Old English managed to do just about everything mentioned in this thread, and more, with one verb: “lacan”, meaning “move quickly, jump, play (a musical instrument), fight”. This is from a Gothic root “laikan”, meaning “hop” or “jump” (root also of Danish “lege” and Swedish “leka”, with the same meaning). In Middle High German, it came to mean “hop” or “deceive”! The root is cognate to Greek “elelizo” and Sanskrit “rej-”, both meaning “to make tremble”.

(I get this from a wonderful old book, Carl Darling Buck’s A Dictionary of Selected Synonyms in the Principal Indo-European Languages, which is unusual in that it groups words by their general meaning, not by cognates/common root words.)

Surviving in dialect as “to lake” and possibly as “to lark about.” OED hedges a bit because of that -r-:

No, the main meaning REALLY is “to play” (or “to have fun”), not “to jump”. It is one of those verbs that is written the same, conjugated almost the same, yet has a different meaning in those two languages. Online source: Online Portuguese dictionary.

My Brazilian friends look at me funny for a couple of seconds before realizing what I mean when I make the mistake of using brincar to mean “I jump”.

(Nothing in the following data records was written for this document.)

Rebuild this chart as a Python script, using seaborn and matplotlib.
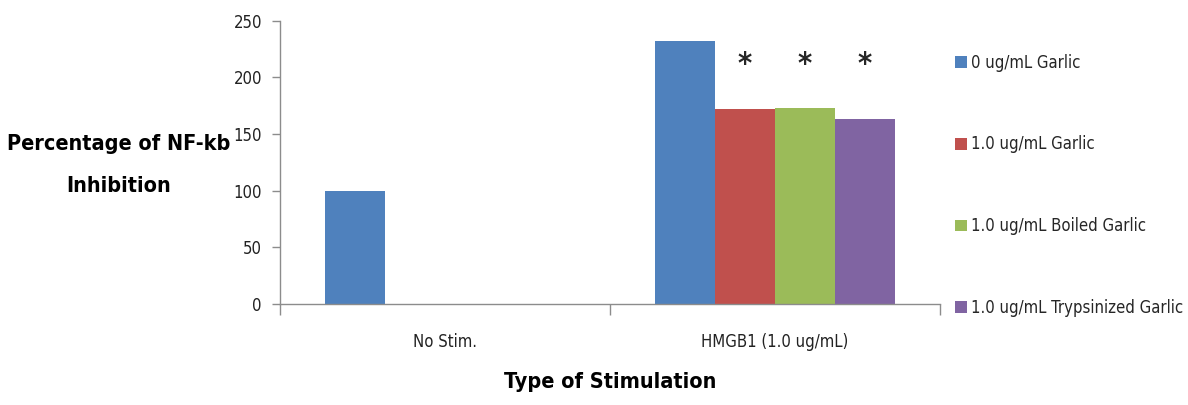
import numpy as np
import pandas as pd
import matplotlib
matplotlib.use("Agg")
import matplotlib.pyplot as plt
from matplotlib import font_manager
import seaborn as sns

# Data
stimulations = ["No Stim.", "HMGB1 (1.0 ug/mL)"]
treatments = ["0 ug/mL Garlic", "1.0 ug/mL Garlic",
              "1.0 ug/mL Boiled Garlic", "1.0 ug/mL Trypsinized Garlic"]
no_stim_values = [100, np.nan, np.nan, np.nan]
hmgb1_values = [232, 172, 173, 163]
significance = ["", "*", "*", "*"]
y_ticks = [0, 50, 100, 150, 200, 250]
colors = ["#4F81BD", "#C0504D", "#9BBB59", "#8064A2"]

rows = []
for stim, vals in zip(stimulations, [no_stim_values, hmgb1_values]):
    for treat, v in zip(treatments, vals):
        rows.append({"Stimulation": stim, "Treatment": treat, "Value": v})
df = pd.DataFrame(rows)

sns.set_theme(style="white")

# prefer a narrow face when one is installed
installed = font_manager.fontManager.ttflist
narrow = [f for f in installed if f.name == "Liberation Sans Narrow"]
dv_cond = [f for f in installed if f.name == "DejaVu Sans"
           and str(f.stretch) in ("condensed", "semi-condensed", "75", "87")]
if narrow:
    plt.rcParams["font.family"] = ["Liberation Sans Narrow", "DejaVu Sans"]
    scale = 1.08
elif dv_cond:
    plt.rcParams["font.family"] = ["DejaVu Sans"]
    plt.rcParams["font.stretch"] = "condensed"
    scale = 1.0
else:
    plt.rcParams["font.family"] = ["Lato", "DejaVu Sans"]
    scale = 0.95

tick_fs = 12 * scale
label_fs = 15.5 * scale
legend_fs = 12 * scale
gray = "#8c8c8c"

fig = plt.figure(figsize=(11.88, 4.05), dpi=100)
ax = fig.add_axes([0.2357, 0.2494, 0.791 - 0.2357, 0.949 - 0.2494])

sns.barplot(data=df, x="Stimulation", y="Value", hue="Treatment",
            order=stimulations, hue_order=treatments, palette=colors,
            width=0.727, saturation=1, errorbar=None, ax=ax,
            edgecolor="none", linewidth=0)

ax.set_xlim(-0.5, 1.5)
ax.set_ylim(0, 250)
ax.set_yticks(y_ticks)
ax.set_yticklabels([str(t) for t in y_ticks], fontsize=tick_fs, color="#222222")

# category boundary ticks, labels centred between them
ax.set_xticks([-0.5, 0.5, 1.5])
ax.set_xticklabels(["", "", ""])
ax.set_xticks([0, 1], minor=True)
ax.set_xticklabels(stimulations, minor=True, fontsize=tick_fs, color="#222222")
ax.tick_params(axis="x", which="major", bottom=True, direction="out",
               length=8, color=gray, width=1)
ax.tick_params(axis="x", which="minor", bottom=True, length=0, pad=21)
ax.tick_params(axis="y", left=True, direction="out", length=6, color=gray,
               width=1, pad=7)

for side in ["top", "right"]:
    ax.spines[side].set_visible(False)
for side in ["left", "bottom"]:
    ax.spines[side].set_color(gray)
    ax.spines[side].set_linewidth(1)

ax.set_xlabel("Type of Stimulation", fontsize=label_fs, fontweight="bold",
              labelpad=15, color="black")
ax.set_ylabel("Percentage of NF-kb\nInhibition", fontsize=label_fs,
              fontweight="bold", rotation=0, color="black",
              linespacing=2.4, ha="center", va="center")
ax.yaxis.set_label_coords(-0.244, 0.49)

# significance markers above the HMGB1 bars
sig_height = 211
for container, mark in zip(ax.containers, significance):
    if not mark:
        continue
    for bar in container:
        cx = bar.get_x() + bar.get_width() / 2
        if cx > 0.5 and np.isfinite(bar.get_height()):
            ax.text(cx, sig_height, mark, ha="center", va="center",
                    fontsize=22, fontweight="bold", family="DejaVu Sans")

handles, labels = ax.get_legend_handles_labels()
ax.legend(handles, labels, loc="upper left", bbox_to_anchor=(0.798, 0.884),
          bbox_transform=fig.transFigure, frameon=False, fontsize=legend_fs,
          handlelength=0.72, handleheight=0.72, handletextpad=0.25,
          labelspacing=3.83, borderaxespad=0)

fig.savefig("out.png", dpi=100)
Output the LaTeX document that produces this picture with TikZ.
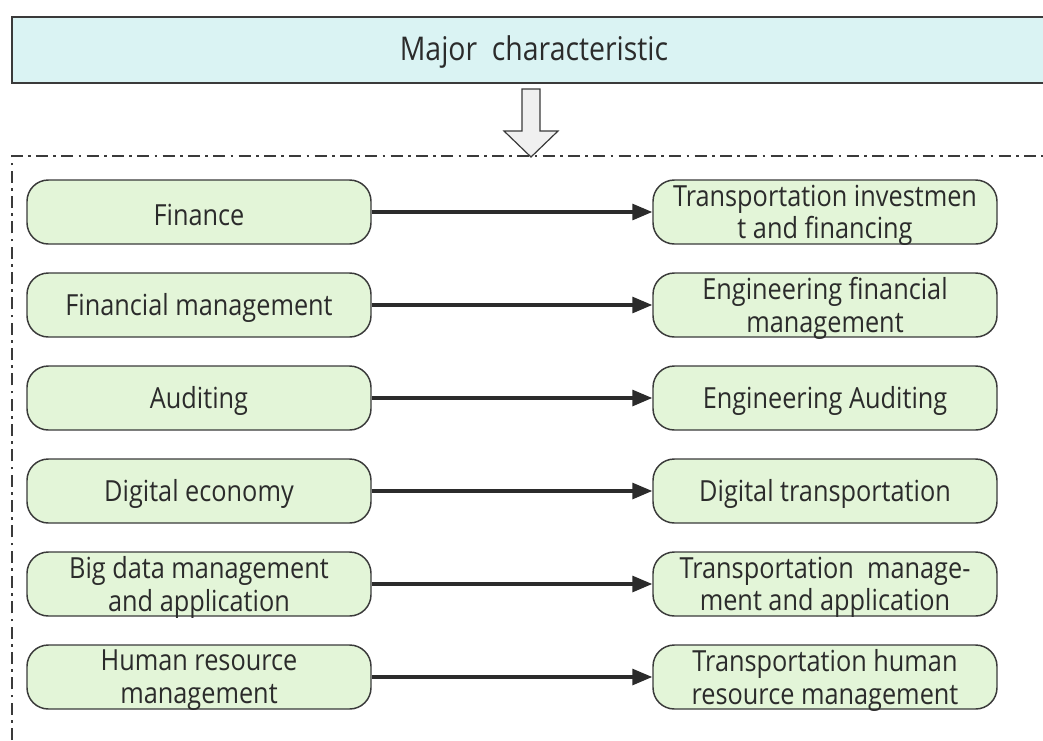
\documentclass[tikz,border=0pt]{standalone}
\usepackage{fontspec}
\setmainfont{Open Sans}[FakeStretch=0.87]
\usetikzlibrary{arrows.meta}
\definecolor{topfill}{HTML}{DAF3F3}
\definecolor{nodefill}{HTML}{E3F5D8}
\definecolor{edge}{HTML}{3A3A3A}
\definecolor{arrowfill}{HTML}{F0F0F0}
\definecolor{ink}{HTML}{2B2B2B}
\tikzset{
  itemtext/.style={align=center, inner sep=0pt, yshift=-2.4pt,
    font=\fontsize{21.8pt}{24.5pt}\selectfont, text=ink},
  item/.style={draw=edge, fill=nodefill, line width=1.1pt, rounded corners=16pt,
    minimum width=258pt, minimum height=48pt, inner sep=2pt,
    label={[itemtext]center:#1}},
  link/.style={draw=ink, line width=2.3pt, -{Triangle[length=15pt,width=12pt]}},
  frame/.style={draw=edge, line width=0.9pt, dash pattern=on 9pt off 4pt on 2pt off 4pt}
}
\begin{document}
\begin{tikzpicture}[x=0.75pt,y=-0.75pt]
\useasboundingbox (0,0) rectangle (1043,740);
\begin{scope}
\clip (0,0) rectangle (1043,740);
\draw[edge, fill=topfill, line width=1pt] (12,17) rectangle (1060,83);
\draw[frame] (12,740) -- (12,156) -- (1043,156);
\end{scope}
\node[font=\fontsize{24.5pt}{28pt}\selectfont, text=ink] (title) at (534,52.5) {Major~ characteristic};
\draw[draw=edge, fill=arrowfill, line width=0.9pt, line join=miter]
  (522,89) -- (540,89) -- (540,131) -- (558,131) -- (531,157) -- (504,131) -- (522,131) -- cycle;
\node[item={Finance}] (l1) at (199,212) {};
\node[item={Financial management}] (l2) at (199,305) {};
\node[item={Auditing}] (l3) at (199,398) {};
\node[item={Digital economy}] (l4) at (199,491) {};
\node[item={Big data management\\and application}] (l5) at (199,584) {};
\node[item={Human resource\\management}] (l6) at (199,677) {};
\node[item={Transportation investmen\\t and financing}] (r1) at (825,212) {};
\node[item={Engineering financial\\management}] (r2) at (825,305) {};
\node[item={Engineering Auditing}] (r3) at (825,398) {};
\node[item={Digital transportation}] (r4) at (825,491) {};
\node[item={Transportation~ manage-\\ment and application}] (r5) at (825,584) {};
\node[item={Transportation human\\resource management}] (r6) at (825,677) {};
\foreach \i in {1,...,6} \draw[link] (l\i) -- (r\i);
\end{tikzpicture}
\end{document}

But you’re right, using that last sentence helps me remember the meaning of brincar in Portuguese. :slight_smile:

Cool! Could it have once also meant “jump” in Portuguese, but has now lost that part of its meaning? (To have its semantic field replaced with, I would guess, some cognate of the Spanish “saltar”?)

I don’t know that far back in the history of Portuguese. Although the same site I gave above has “brincar” as the last definition in the entry for “saltar”. My Spanish-Portuguese text dictionary, though, does not put either of them together, and states that brincar is jugar (“to play”), while saltar is saltar (“to jump”) in both languages.

There are plenty of false friends (or at least confusing friends) between Spanish and Portuguese.

In Spanish, one says olvidar-se (to forget); Portuguese has olvidar, but you won’t hear anyone say it outside of literature. They normally say esquescer.

I just learned from Colibri that his name means “hummingbird” in Spanish. Much to my surprise it has the same meaning in Portuguese, though beija-flor is what a Brazilian would say.

It’s pretty funny for a Brazilian to hear someone talking about their hair in Spanish, pelo, because that word means “fur” in Portuguese; the proper word would be cabelo.